#### Provided material
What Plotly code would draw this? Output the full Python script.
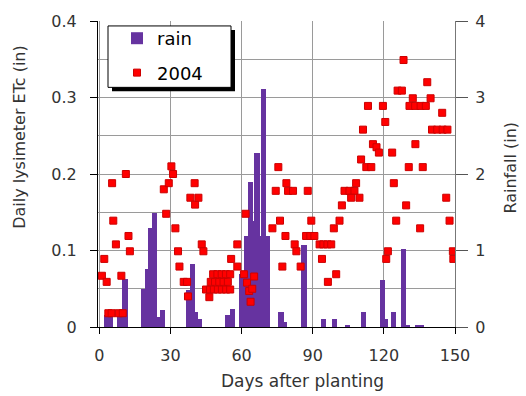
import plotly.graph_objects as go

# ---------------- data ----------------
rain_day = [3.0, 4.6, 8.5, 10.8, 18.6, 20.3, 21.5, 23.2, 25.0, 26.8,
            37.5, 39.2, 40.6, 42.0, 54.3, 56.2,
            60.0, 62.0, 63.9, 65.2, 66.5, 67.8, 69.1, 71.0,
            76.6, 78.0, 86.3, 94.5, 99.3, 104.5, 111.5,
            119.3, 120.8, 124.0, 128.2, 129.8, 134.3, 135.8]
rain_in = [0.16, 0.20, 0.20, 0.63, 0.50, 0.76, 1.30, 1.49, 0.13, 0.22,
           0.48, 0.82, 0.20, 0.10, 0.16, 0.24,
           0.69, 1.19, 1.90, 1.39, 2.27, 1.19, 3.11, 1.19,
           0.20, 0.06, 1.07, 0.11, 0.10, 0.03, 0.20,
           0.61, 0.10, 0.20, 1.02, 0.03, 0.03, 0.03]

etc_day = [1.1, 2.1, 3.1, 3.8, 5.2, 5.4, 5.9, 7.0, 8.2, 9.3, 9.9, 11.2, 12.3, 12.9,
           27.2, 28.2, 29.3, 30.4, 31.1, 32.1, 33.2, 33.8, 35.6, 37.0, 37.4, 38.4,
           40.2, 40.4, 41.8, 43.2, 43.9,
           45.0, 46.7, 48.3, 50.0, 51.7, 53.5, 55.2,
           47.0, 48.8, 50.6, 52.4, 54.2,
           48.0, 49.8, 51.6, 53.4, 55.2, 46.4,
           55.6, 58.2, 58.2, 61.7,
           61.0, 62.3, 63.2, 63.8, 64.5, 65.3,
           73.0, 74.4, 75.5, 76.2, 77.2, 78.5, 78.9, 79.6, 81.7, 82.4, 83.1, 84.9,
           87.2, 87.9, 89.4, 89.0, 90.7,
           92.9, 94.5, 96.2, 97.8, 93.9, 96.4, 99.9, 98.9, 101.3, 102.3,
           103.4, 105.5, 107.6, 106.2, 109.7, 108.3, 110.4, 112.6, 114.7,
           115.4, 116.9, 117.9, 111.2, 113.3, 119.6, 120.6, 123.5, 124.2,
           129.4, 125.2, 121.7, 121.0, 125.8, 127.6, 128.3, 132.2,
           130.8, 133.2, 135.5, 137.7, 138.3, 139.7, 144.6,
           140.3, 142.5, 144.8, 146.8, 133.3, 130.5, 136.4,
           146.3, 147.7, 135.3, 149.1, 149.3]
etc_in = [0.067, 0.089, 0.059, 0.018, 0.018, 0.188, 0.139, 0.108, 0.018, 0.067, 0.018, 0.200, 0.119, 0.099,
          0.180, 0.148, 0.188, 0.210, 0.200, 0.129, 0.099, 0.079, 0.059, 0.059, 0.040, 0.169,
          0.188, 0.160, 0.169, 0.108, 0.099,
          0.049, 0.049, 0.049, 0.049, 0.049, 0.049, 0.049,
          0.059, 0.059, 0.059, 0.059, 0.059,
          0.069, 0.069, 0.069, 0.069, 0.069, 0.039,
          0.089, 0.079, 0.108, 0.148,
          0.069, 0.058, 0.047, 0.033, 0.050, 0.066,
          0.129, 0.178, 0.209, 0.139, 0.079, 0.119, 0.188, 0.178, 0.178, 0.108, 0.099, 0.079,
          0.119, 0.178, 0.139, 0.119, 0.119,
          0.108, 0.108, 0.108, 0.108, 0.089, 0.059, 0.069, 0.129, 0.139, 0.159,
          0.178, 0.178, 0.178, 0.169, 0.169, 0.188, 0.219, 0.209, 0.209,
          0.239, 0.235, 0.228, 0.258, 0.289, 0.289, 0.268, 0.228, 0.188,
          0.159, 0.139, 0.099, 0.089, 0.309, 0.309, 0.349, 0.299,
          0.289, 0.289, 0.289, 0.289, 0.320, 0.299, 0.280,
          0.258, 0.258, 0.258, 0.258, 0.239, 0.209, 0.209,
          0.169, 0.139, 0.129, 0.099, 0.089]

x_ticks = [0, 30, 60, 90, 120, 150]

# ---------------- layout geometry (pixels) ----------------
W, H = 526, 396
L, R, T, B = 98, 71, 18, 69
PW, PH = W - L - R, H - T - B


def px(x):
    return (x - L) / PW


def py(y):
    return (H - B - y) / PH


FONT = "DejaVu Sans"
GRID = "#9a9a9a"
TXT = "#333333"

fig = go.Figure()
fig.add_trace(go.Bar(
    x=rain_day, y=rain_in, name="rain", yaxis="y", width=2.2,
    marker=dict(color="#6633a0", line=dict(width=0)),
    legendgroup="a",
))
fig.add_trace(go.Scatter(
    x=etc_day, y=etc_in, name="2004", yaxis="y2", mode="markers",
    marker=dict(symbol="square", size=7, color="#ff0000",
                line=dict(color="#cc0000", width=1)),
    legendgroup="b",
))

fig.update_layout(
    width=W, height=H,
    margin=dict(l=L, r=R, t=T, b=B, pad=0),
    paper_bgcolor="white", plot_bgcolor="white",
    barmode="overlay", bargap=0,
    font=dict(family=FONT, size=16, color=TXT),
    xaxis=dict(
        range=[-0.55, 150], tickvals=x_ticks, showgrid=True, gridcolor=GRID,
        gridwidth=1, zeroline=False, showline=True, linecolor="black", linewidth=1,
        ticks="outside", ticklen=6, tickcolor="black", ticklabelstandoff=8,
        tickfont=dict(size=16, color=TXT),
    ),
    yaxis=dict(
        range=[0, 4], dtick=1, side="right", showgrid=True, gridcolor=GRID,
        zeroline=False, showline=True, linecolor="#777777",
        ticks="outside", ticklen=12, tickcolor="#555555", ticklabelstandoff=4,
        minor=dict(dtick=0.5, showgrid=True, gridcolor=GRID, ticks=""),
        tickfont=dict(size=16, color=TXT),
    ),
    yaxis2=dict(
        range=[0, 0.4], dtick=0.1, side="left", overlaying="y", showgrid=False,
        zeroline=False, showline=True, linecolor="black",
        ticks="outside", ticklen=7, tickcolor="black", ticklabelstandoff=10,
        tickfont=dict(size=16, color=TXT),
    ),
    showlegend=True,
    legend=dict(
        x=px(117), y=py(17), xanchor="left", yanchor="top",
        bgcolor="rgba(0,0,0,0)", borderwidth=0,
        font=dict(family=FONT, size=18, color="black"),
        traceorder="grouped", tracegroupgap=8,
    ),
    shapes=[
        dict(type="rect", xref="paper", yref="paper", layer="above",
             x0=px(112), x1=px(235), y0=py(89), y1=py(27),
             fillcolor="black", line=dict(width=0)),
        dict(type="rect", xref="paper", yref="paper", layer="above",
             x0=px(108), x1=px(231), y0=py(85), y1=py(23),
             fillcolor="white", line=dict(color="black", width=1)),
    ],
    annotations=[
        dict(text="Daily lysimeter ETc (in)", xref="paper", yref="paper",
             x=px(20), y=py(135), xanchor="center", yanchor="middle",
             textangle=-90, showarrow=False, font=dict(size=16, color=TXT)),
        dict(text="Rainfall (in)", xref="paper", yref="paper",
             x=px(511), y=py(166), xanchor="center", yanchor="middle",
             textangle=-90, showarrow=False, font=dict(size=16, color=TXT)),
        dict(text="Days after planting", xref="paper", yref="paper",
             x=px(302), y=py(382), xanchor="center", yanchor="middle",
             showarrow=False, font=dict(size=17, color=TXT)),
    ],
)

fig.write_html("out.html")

#### Exercise task
Only lines belong in the copy: transcribe those from the start of the data through the line that contains "import plotly.graph_objects as go", and skip the pictures.

#### Result
What Plotly code would draw this? Output the full Python script.
import plotly.graph_objects as go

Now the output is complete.